◆ Problem statement: The data below holds a line containing "Generate a Python" and a line containing "from matplotlib.ticker import MultipleLocator"; please quote exactly those two lines and every line between them, and nothing else.

* START Records to use *

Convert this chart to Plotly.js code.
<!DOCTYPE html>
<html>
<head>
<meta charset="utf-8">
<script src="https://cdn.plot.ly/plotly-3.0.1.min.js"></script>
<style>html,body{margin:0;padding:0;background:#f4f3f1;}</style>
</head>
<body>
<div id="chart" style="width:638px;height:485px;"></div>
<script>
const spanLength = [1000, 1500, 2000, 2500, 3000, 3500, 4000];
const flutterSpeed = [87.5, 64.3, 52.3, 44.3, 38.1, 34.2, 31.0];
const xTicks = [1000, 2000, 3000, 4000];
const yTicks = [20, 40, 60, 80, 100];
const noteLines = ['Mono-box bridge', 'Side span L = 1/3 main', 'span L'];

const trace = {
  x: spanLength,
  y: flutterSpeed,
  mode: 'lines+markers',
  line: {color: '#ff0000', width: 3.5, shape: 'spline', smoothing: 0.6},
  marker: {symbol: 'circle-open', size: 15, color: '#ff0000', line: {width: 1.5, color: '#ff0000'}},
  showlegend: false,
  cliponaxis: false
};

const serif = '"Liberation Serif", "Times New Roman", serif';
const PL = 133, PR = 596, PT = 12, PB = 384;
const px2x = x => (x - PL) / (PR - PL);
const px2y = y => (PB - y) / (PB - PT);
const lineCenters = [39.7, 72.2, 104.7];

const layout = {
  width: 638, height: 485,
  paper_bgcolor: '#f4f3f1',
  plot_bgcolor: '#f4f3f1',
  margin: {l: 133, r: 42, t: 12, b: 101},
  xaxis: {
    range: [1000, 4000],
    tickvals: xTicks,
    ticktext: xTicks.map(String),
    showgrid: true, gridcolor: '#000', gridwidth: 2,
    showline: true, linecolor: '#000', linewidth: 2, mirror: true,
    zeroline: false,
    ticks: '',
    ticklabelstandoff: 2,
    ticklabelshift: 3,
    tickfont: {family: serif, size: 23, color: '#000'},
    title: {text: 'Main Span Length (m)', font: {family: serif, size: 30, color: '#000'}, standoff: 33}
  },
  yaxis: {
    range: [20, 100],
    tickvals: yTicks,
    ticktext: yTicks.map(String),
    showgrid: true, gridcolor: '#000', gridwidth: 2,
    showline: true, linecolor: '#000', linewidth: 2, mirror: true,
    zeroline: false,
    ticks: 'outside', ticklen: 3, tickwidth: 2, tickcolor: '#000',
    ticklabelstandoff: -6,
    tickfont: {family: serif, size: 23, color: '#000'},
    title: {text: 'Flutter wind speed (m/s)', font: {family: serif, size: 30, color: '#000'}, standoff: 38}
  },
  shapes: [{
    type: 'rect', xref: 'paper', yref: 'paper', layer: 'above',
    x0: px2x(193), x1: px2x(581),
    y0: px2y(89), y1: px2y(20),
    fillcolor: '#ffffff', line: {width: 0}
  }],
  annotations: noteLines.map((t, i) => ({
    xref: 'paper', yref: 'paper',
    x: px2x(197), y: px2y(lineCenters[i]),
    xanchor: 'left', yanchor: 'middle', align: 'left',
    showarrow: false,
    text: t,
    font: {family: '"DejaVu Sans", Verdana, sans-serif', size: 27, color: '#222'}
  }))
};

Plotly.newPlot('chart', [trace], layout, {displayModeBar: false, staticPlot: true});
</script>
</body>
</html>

* END Records to use *
* START Records to use *

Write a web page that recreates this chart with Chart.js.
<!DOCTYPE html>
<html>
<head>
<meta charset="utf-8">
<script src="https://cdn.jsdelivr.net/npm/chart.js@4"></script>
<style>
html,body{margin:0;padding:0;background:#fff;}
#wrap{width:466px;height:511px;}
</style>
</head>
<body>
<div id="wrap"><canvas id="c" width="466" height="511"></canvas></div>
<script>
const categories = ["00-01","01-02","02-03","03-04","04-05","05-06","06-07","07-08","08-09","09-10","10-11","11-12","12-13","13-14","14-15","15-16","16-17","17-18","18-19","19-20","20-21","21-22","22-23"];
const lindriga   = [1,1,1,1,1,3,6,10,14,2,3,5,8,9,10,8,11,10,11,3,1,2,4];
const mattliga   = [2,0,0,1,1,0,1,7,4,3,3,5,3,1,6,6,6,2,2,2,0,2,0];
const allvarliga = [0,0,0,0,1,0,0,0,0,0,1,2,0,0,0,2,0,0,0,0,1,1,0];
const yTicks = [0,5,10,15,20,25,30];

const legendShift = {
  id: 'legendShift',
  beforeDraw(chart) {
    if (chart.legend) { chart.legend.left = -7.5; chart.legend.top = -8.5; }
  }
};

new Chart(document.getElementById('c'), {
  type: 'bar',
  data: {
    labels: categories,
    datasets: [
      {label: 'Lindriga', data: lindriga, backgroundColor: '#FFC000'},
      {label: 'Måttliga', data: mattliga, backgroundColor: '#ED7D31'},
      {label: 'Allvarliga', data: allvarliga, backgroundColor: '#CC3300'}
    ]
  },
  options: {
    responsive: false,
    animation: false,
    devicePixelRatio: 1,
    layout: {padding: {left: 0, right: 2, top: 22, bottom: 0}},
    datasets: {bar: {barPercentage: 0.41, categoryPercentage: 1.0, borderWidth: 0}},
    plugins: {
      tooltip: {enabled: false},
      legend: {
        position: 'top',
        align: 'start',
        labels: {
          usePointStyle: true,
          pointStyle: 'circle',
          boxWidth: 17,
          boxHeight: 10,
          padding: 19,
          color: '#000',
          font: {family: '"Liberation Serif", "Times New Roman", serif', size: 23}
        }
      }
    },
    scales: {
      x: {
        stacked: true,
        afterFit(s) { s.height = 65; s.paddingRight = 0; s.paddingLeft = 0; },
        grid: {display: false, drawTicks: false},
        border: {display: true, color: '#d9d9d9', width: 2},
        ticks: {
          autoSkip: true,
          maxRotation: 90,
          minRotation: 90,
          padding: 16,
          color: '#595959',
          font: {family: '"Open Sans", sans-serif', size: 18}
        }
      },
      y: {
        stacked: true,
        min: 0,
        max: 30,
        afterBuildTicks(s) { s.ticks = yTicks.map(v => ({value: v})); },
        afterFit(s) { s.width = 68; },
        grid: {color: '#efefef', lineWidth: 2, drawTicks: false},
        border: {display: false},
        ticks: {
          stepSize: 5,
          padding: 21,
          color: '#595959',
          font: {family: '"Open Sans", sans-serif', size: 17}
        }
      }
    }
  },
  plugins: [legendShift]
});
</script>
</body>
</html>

* END Records to use *
* START Records to use *

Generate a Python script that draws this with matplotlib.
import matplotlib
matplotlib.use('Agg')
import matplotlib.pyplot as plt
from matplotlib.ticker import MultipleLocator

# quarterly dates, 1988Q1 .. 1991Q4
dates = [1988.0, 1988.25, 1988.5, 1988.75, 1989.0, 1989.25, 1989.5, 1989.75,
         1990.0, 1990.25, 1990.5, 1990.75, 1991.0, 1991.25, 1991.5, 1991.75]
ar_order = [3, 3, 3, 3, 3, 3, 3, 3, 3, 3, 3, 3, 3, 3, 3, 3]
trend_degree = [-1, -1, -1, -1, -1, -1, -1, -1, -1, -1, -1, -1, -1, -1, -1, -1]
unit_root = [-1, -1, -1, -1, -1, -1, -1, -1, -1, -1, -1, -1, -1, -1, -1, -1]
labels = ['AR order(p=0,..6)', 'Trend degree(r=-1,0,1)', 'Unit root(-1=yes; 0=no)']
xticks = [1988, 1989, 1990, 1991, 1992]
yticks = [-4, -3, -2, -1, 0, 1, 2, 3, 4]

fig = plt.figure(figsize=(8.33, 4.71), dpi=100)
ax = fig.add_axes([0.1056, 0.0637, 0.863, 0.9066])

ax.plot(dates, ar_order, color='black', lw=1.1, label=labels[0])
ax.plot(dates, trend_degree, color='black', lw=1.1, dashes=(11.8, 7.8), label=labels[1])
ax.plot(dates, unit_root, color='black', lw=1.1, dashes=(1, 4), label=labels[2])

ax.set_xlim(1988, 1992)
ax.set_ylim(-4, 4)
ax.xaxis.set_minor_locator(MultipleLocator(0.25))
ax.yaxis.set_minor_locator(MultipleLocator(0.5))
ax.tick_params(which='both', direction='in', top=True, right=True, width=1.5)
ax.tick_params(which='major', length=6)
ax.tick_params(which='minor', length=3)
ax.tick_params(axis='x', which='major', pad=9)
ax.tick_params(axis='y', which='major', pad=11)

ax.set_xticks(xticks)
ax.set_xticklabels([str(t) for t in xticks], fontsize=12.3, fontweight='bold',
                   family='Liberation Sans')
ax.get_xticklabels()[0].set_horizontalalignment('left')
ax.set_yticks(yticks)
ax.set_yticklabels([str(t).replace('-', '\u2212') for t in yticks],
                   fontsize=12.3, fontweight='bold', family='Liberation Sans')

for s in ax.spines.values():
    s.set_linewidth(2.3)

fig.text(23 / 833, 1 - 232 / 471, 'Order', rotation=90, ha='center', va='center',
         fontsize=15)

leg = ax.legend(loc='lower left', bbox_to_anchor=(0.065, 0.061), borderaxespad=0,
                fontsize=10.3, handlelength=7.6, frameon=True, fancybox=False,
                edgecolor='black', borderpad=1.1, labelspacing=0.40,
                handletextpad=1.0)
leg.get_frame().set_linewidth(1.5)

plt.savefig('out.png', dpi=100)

* END Records to use *

◆ Response below:
Generate a Python script that draws this with matplotlib.
import matplotlib
matplotlib.use('Agg')
import matplotlib.pyplot as plt
from matplotlib.ticker import MultipleLocator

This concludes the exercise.